Re: Arduino and MCU Support
On Friday, 26 June 2020 at 09:30:15 UTC, Dukc wrote: On Thursday, 25 June 2020 at 03:00:04 UTC, Dylan Graham wrote: I'm currently making an automatic transmission controller with Arduino. C++ just has too many traps that I keep falling into. Since stability is critical (if the code screws up at 100km/h I'm dead), I'd rather use a sane language like D. No, don't! Regardless of the language, you should never trust your safety on one single program. See https://www.digitalmars.com/articles/b39.html Realistically, doing such a controller cannot be one man/woman endeavour. Thank you for the article. It was an intriguing read. I don't really have any capacity to implement multiple concurrent programs given how limited the hardware is. What I do have is a "pipeline" of modules that have their own checks to mitigate logical errors. The transmission also has a mechanical backup should the electronics fail. What I meant more so was creature comforts D provides that you begin missing when you revert to C++ -- something that can assist me in avoiding certain classes of bugs, which is what was referring to in my original message and I fear the most. I have a running controller that even interacts with car's stock computers and is passing real world tests at current. Automotive engineering is more approachable than it first appears.

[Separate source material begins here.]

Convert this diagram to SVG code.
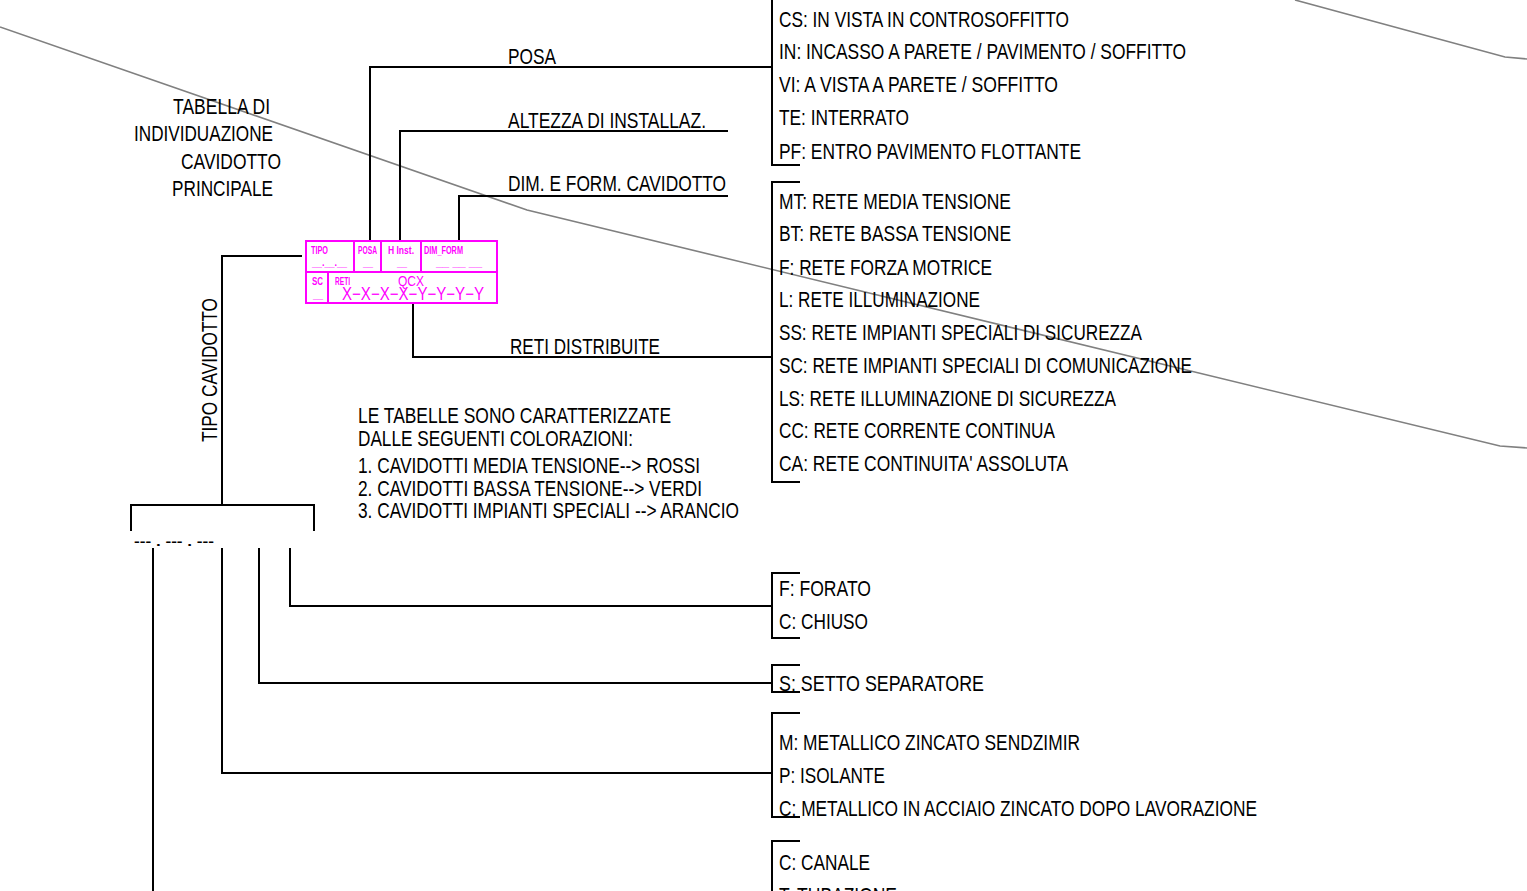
<svg xmlns="http://www.w3.org/2000/svg" width="1527" height="891" viewBox="0 0 1527 891">
<style>
.t{font-family:"Liberation Sans Narrow","Liberation Sans",Arial,sans-serif;font-size:22px;fill:#000}
.m{font-family:"Liberation Sans Narrow","Liberation Sans",Arial,sans-serif;font-weight:bold;font-size:11.5px;fill:#ff00ff}
.mm{font-family:"Liberation Sans Narrow","Liberation Sans",Arial,sans-serif;fill:#ff00ff}
.c{fill:none;stroke:#000;stroke-width:2}
.g{fill:none;stroke:#808080;stroke-width:1.6}
.mg{fill:none;stroke:#ff00ff;stroke-width:2}
</style>
<rect width="1527" height="891" fill="#fff"/>
<g id="background-lines">
<polyline class="g" points="0,27 527,210 1500,446 1527,448"/>
<polyline class="g" points="1295,0 1505,57 1527,59"/>
</g>
<g id="connectors">
<polyline class="c" points="370,241 370,67 772,67"/>
<polyline class="c" points="400,241 400,131 728,131"/>
<polyline class="c" points="459,241 459,196 728,196"/>
<polyline class="c" points="413,303 413,357 772,357"/>
<polyline class="c" points="302,256 222,256 222,505"/>
<polyline class="c" points="131,531 131,505 314,505 314,531"/>
<polyline class="c" points="290,548 290,606 772,606"/>
<polyline class="c" points="259,548 259,683 772,683"/>
<polyline class="c" points="222,548 222,773 772,773"/>
<line class="c" x1="153" y1="548" x2="153" y2="891"/>
</g>
<g id="table-main">
<rect class="mg" x="306" y="241" width="191" height="62"/>
<line class="mg" x1="306" y1="272" x2="497" y2="272"/>
<line class="mg" x1="354" y1="241" x2="354" y2="272"/>
<line class="mg" x1="381" y1="241" x2="381" y2="272"/>
<line class="mg" x1="421" y1="241" x2="421" y2="272"/>
<line class="mg" x1="328" y1="272" x2="328" y2="303"/>
<text class="m" x="311" y="254" textLength="17" lengthAdjust="spacingAndGlyphs">TIPO</text>
<text class="m" x="358" y="254" textLength="19" lengthAdjust="spacingAndGlyphs">POSA</text>
<text class="m" x="388" y="254" textLength="26" lengthAdjust="spacingAndGlyphs">H Inst.</text>
<text class="m" x="424" y="254" textLength="39" lengthAdjust="spacingAndGlyphs">DIM_FORM</text>
<text class="m" x="312" y="266" textLength="35" lengthAdjust="spacingAndGlyphs">__.__.__</text>
<text class="m" x="363" y="266" textLength="10" lengthAdjust="spacingAndGlyphs">__</text>
<text class="m" x="397" y="266" textLength="10" lengthAdjust="spacingAndGlyphs">__</text>
<text class="m" x="436" y="266" textLength="46" lengthAdjust="spacingAndGlyphs">__ __ __</text>
<text class="m" x="312" y="285" textLength="11" lengthAdjust="spacingAndGlyphs">SC</text>
<text class="m" x="335" y="285" textLength="15" lengthAdjust="spacingAndGlyphs">RETI</text>
<text class="m" x="313" y="298" textLength="10" lengthAdjust="spacingAndGlyphs">__</text>
<text class="mm" x="398" y="286" font-size="15" textLength="26" lengthAdjust="spacingAndGlyphs">QCX</text>
<text class="mm" x="342" y="300" font-size="18" textLength="142" lengthAdjust="spacingAndGlyphs">X−X−X−X−Y−Y−Y−Y</text>
</g>
<g id="title">
<text class="t" x="173" y="114" textLength="97" lengthAdjust="spacingAndGlyphs">TABELLA DI</text>
<text class="t" x="134" y="141" textLength="139" lengthAdjust="spacingAndGlyphs">INDIVIDUAZIONE</text>
<text class="t" x="181" y="169" textLength="100" lengthAdjust="spacingAndGlyphs">CAVIDOTTO</text>
<text class="t" x="172" y="196" textLength="101" lengthAdjust="spacingAndGlyphs">PRINCIPALE</text>
</g>
<g id="labels">
<text class="t" x="508" y="64" textLength="48" lengthAdjust="spacingAndGlyphs">POSA</text>
<text class="t" x="508" y="128" textLength="198" lengthAdjust="spacingAndGlyphs">ALTEZZA DI INSTALLAZ.</text>
<text class="t" x="508" y="191" textLength="218" lengthAdjust="spacingAndGlyphs">DIM. E FORM. CAVIDOTTO</text>
<text class="t" x="510" y="354" textLength="150" lengthAdjust="spacingAndGlyphs">RETI DISTRIBUITE</text>
<text class="t" transform="translate(217,442) rotate(-90)" x="0" y="0" textLength="144" lengthAdjust="spacingAndGlyphs">TIPO CAVIDOTTO</text>
<text x="134" y="546" font-family="Liberation Sans,Arial,sans-serif" font-size="13" font-weight="bold" textLength="80" lengthAdjust="spacingAndGlyphs">--- . --- . ---</text>
</g>
<g id="notes">
<text class="t" x="358" y="423" textLength="313" lengthAdjust="spacingAndGlyphs">LE TABELLE SONO CARATTERIZZATE</text>
<text class="t" x="358" y="446" textLength="275" lengthAdjust="spacingAndGlyphs">DALLE SEGUENTI COLORAZIONI:</text>
<text class="t" x="358" y="473" textLength="342" lengthAdjust="spacingAndGlyphs">1. CAVIDOTTI MEDIA TENSIONE--&gt; ROSSI</text>
<text class="t" x="358" y="496" textLength="344" lengthAdjust="spacingAndGlyphs">2. CAVIDOTTI BASSA TENSIONE--&gt; VERDI</text>
<text class="t" x="358" y="518" textLength="381" lengthAdjust="spacingAndGlyphs">3. CAVIDOTTI IMPIANTI SPECIALI --&gt; ARANCIO</text>
</g>
<g id="posa-options">
<polyline class="c" points="772,0 772,165 800,165"/>
<text class="t" x="779" y="27" textLength="290" lengthAdjust="spacingAndGlyphs">CS: IN VISTA IN CONTROSOFFITTO</text>
<text class="t" x="779" y="59" textLength="407" lengthAdjust="spacingAndGlyphs">IN: INCASSO A PARETE / PAVIMENTO / SOFFITTO</text>
<text class="t" x="779" y="92" textLength="279" lengthAdjust="spacingAndGlyphs">VI: A VISTA A PARETE / SOFFITTO</text>
<text class="t" x="779" y="125" textLength="130" lengthAdjust="spacingAndGlyphs">TE: INTERRATO</text>
<text class="t" x="779" y="159" textLength="302" lengthAdjust="spacingAndGlyphs">PF: ENTRO PAVIMENTO FLOTTANTE</text>
</g>
<g id="reti-options">
<polyline class="c" points="800,182 772,182 772,482 800,482"/>
<text class="t" x="779" y="209" textLength="232" lengthAdjust="spacingAndGlyphs">MT: RETE MEDIA TENSIONE</text>
<text class="t" x="779" y="241" textLength="232" lengthAdjust="spacingAndGlyphs">BT: RETE BASSA TENSIONE</text>
<text class="t" x="779" y="275" textLength="213" lengthAdjust="spacingAndGlyphs">F: RETE FORZA MOTRICE</text>
<text class="t" x="779" y="307" textLength="201" lengthAdjust="spacingAndGlyphs">L: RETE ILLUMINAZIONE</text>
<text class="t" x="779" y="340" textLength="363" lengthAdjust="spacingAndGlyphs">SS: RETE IMPIANTI SPECIALI DI SICUREZZA</text>
<text class="t" x="779" y="373" textLength="413" lengthAdjust="spacingAndGlyphs">SC: RETE IMPIANTI SPECIALI DI COMUNICAZIONE</text>
<text class="t" x="779" y="406" textLength="337" lengthAdjust="spacingAndGlyphs">LS: RETE ILLUMINAZIONE DI SICUREZZA</text>
<text class="t" x="779" y="438" textLength="276" lengthAdjust="spacingAndGlyphs">CC: RETE CORRENTE CONTINUA</text>
<text class="t" x="779" y="471" textLength="289" lengthAdjust="spacingAndGlyphs">CA: RETE CONTINUITA' ASSOLUTA</text>
</g>
<g id="forato-options">
<polyline class="c" points="800,573 772,573 772,638 800,638"/>
<text class="t" x="779" y="596" textLength="92" lengthAdjust="spacingAndGlyphs">F: FORATO</text>
<text class="t" x="779" y="629" textLength="89" lengthAdjust="spacingAndGlyphs">C: CHIUSO</text>
</g>
<g id="setto-options">
<polyline class="c" points="800,665 772,665 772,692 800,692"/>
<text class="t" x="779" y="691" textLength="205" lengthAdjust="spacingAndGlyphs">S:  SETTO SEPARATORE</text>
</g>
<g id="materiale-options">
<polyline class="c" points="800,713 772,713 772,817 800,817"/>
<text class="t" x="779" y="750" textLength="301" lengthAdjust="spacingAndGlyphs">M: METALLICO ZINCATO SENDZIMIR</text>
<text class="t" x="779" y="783" textLength="106" lengthAdjust="spacingAndGlyphs">P: ISOLANTE</text>
<text class="t" x="779" y="816" textLength="478" lengthAdjust="spacingAndGlyphs">C: METALLICO IN ACCIAIO ZINCATO DOPO LAVORAZIONE</text>
</g>
<g id="forma-options">
<polyline class="c" points="800,841 772,841 772,891"/>
<text class="t" x="779" y="870" textLength="91" lengthAdjust="spacingAndGlyphs">C: CANALE</text>
<text class="t" x="779" y="903" textLength="118" lengthAdjust="spacingAndGlyphs">T: TUBAZIONE</text>
</g>
</svg>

Re: Arduino and MCU Support
On Friday, 19 June 2020 at 11:57:01 UTC, frasdoge wrote: I am looking to use D for microcontroller programming due to its benefits over C in workflow and general language features. I was wondering what the current state of this is, especially with regards to AVR. An example of the MCUs I would like to develop with include anything from 8 bit ATmega328p to 32 bit ESP32. The ESP32 can be programmed in C, C++, micropython and Lua, so I'm hoping there's at least some compatibility there. I'd be pretty interested in this too. I'm currently making an automatic transmission controller with Arduino. C++ just has too many traps that I keep falling into. Since stability is critical (if the code screws up at 100km/h I'm dead), I'd rather use a sane language like D. I'm going to look into getting it to run, but I can't promise much and I'm busy atm.